§ Problem requirements
Give every line from the entries that contains "this".

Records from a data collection
━━━━

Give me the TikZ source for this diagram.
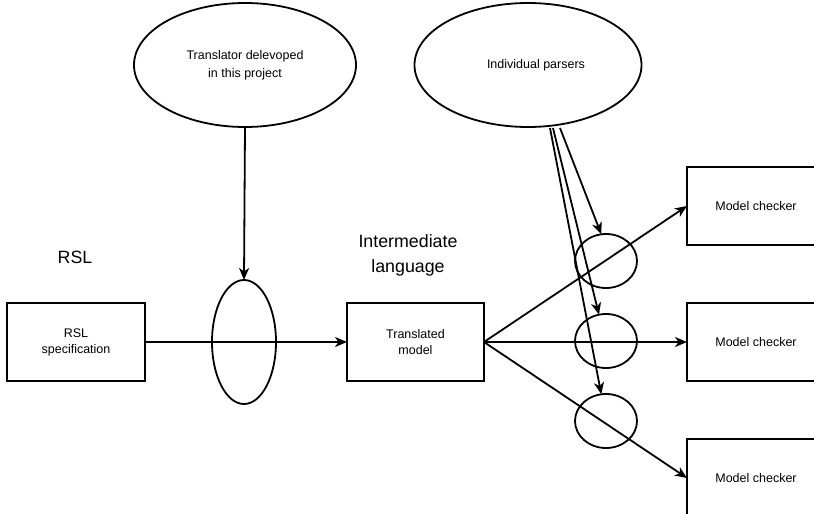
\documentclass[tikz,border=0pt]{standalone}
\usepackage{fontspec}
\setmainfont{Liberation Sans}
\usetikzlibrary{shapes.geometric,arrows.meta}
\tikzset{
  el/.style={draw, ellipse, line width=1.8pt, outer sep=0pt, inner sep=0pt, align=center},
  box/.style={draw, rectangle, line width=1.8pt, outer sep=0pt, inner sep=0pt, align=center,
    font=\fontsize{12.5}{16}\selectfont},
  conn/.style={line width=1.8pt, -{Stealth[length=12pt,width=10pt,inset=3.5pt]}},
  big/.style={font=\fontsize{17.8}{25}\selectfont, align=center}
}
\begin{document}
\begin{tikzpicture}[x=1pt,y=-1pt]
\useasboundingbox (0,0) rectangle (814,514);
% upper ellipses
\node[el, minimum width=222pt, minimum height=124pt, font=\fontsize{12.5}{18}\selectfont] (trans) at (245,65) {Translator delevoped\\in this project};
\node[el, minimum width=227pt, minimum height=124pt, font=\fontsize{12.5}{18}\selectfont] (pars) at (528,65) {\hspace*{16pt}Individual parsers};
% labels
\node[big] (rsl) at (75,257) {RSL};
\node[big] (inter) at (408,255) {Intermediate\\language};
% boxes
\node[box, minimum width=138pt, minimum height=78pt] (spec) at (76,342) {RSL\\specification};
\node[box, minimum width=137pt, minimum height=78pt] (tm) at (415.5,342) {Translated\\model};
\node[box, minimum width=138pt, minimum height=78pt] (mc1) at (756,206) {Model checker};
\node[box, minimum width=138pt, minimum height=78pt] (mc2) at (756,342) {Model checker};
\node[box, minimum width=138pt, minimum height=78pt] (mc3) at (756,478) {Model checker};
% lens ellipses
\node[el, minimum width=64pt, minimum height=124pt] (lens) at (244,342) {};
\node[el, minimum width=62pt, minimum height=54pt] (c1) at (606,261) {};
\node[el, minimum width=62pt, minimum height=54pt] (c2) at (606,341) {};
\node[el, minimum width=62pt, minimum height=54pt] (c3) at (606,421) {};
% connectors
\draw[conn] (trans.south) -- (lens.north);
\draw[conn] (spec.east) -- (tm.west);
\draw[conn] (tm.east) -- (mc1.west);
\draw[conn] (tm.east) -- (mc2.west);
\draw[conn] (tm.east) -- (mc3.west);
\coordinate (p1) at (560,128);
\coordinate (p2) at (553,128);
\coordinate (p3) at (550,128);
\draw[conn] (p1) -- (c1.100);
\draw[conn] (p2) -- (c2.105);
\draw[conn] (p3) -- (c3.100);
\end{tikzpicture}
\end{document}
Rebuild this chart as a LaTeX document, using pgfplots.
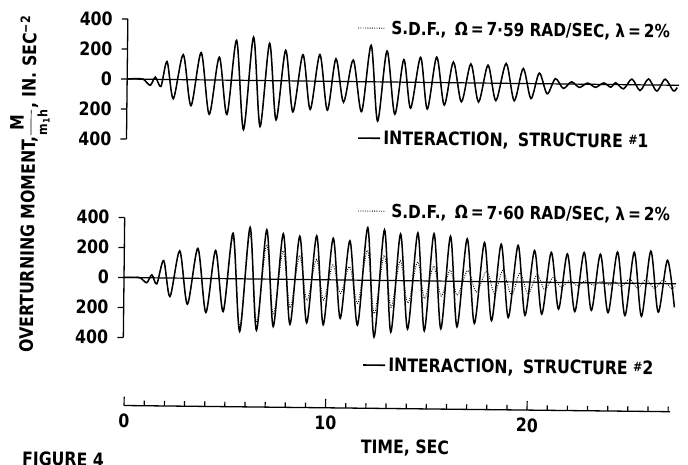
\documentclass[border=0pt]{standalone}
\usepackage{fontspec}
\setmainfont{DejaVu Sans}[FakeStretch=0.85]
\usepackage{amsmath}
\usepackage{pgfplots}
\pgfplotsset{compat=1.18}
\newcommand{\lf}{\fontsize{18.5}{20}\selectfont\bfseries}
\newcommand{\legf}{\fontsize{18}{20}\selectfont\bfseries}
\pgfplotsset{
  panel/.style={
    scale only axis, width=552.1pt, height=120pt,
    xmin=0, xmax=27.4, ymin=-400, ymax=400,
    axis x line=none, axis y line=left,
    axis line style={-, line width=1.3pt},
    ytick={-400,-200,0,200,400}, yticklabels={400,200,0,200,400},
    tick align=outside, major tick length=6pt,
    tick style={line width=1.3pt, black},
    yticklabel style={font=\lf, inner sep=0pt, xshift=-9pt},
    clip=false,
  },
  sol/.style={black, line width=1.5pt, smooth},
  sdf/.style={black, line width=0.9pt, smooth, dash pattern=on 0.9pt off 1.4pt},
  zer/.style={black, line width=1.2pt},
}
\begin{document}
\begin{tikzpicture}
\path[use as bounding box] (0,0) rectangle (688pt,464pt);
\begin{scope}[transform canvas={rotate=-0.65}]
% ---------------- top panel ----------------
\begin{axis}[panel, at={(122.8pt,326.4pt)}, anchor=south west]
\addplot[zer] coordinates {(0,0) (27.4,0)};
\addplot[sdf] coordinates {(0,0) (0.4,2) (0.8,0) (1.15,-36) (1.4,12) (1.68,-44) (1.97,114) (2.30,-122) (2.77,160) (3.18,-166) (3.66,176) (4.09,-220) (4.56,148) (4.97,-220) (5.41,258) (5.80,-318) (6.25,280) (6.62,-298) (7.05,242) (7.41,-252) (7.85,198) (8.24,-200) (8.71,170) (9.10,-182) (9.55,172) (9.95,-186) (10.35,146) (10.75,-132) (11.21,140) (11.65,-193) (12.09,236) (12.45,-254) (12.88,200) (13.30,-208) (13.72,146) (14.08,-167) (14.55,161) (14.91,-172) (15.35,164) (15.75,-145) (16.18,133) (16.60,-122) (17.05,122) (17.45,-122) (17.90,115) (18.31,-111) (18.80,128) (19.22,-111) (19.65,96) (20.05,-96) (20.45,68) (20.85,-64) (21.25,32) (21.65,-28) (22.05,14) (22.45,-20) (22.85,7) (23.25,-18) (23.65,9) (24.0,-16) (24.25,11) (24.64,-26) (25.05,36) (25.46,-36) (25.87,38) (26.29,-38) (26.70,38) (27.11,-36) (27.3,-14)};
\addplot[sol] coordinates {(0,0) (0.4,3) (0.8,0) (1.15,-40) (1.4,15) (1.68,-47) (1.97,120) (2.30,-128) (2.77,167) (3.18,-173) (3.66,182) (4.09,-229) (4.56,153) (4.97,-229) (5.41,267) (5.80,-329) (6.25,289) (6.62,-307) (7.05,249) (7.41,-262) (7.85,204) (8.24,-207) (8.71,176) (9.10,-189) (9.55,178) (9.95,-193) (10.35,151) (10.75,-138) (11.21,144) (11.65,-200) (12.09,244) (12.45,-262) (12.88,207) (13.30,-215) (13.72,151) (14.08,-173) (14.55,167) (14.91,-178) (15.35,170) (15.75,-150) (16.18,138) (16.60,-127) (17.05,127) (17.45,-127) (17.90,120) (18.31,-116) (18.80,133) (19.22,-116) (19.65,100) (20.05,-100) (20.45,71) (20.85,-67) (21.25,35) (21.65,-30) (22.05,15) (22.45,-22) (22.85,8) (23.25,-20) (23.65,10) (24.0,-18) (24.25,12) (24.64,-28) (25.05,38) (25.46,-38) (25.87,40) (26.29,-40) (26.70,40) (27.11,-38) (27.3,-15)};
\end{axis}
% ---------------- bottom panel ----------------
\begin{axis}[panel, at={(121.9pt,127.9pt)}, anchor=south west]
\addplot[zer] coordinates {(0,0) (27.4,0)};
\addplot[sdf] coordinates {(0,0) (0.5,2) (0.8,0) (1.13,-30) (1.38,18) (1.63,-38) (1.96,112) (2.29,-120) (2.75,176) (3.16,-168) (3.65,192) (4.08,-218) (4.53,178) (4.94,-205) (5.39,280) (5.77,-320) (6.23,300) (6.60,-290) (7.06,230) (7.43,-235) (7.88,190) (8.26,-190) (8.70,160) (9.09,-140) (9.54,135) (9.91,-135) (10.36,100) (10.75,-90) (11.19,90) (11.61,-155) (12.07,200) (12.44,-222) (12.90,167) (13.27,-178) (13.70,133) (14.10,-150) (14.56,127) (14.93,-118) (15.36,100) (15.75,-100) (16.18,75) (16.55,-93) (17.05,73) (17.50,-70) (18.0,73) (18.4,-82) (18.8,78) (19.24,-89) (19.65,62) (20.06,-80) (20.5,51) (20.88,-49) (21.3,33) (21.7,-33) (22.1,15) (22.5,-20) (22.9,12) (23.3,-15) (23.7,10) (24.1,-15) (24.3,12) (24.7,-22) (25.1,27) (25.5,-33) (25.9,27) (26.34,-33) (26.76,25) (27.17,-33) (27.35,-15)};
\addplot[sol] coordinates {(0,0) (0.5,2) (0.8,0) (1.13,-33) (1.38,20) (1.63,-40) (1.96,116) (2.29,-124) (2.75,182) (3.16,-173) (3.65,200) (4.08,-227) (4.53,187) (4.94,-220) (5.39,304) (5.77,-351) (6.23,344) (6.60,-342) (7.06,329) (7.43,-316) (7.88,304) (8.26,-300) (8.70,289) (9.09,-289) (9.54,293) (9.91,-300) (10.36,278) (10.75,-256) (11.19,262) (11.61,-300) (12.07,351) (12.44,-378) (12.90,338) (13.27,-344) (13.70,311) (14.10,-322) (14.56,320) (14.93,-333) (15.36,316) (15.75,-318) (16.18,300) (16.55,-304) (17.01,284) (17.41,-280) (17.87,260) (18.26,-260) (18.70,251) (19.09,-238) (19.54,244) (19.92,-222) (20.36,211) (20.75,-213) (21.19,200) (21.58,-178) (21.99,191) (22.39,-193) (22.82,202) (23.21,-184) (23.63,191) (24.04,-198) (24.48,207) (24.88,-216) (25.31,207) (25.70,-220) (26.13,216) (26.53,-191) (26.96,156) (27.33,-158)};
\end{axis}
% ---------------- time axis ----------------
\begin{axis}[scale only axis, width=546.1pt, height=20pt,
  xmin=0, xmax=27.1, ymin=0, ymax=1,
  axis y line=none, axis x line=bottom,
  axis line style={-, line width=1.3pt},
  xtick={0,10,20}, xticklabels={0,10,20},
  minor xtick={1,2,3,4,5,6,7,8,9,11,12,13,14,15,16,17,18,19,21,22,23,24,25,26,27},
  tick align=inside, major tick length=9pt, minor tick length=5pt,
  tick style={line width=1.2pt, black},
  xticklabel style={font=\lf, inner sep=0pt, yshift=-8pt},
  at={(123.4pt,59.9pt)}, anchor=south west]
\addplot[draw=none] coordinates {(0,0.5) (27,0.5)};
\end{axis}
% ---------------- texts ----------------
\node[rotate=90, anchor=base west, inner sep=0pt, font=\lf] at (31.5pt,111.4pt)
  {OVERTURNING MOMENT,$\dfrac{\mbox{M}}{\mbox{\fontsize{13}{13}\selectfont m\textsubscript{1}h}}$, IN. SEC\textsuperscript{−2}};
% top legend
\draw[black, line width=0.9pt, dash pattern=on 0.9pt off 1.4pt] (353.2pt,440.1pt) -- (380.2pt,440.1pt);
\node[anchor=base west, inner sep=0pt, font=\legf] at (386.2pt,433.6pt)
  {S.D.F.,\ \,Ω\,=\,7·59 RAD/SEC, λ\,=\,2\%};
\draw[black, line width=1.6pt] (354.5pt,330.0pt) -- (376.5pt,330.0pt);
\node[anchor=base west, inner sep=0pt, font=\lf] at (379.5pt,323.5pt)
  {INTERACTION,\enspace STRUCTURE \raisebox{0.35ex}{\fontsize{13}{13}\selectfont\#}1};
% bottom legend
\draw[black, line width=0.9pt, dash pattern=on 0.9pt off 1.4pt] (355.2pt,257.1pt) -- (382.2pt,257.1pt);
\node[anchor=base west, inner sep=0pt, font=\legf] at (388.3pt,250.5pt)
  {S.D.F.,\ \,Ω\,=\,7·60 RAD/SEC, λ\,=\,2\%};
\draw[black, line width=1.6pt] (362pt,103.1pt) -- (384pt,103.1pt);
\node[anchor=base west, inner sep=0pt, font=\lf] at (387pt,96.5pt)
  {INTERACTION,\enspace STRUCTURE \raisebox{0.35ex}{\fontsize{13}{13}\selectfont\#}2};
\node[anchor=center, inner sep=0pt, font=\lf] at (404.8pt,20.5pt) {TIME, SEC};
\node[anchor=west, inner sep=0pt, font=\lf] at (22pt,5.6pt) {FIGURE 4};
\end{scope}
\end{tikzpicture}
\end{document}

━━━━

§ Full answer
Give me the TikZ source for this diagram.
\node[el, minimum width=222pt, minimum height=124pt, font=\fontsize{12.5}{18}\selectfont] (trans) at (245,65) {Translator delevoped\\in this project};
Rebuild this chart as a LaTeX document, using pgfplots.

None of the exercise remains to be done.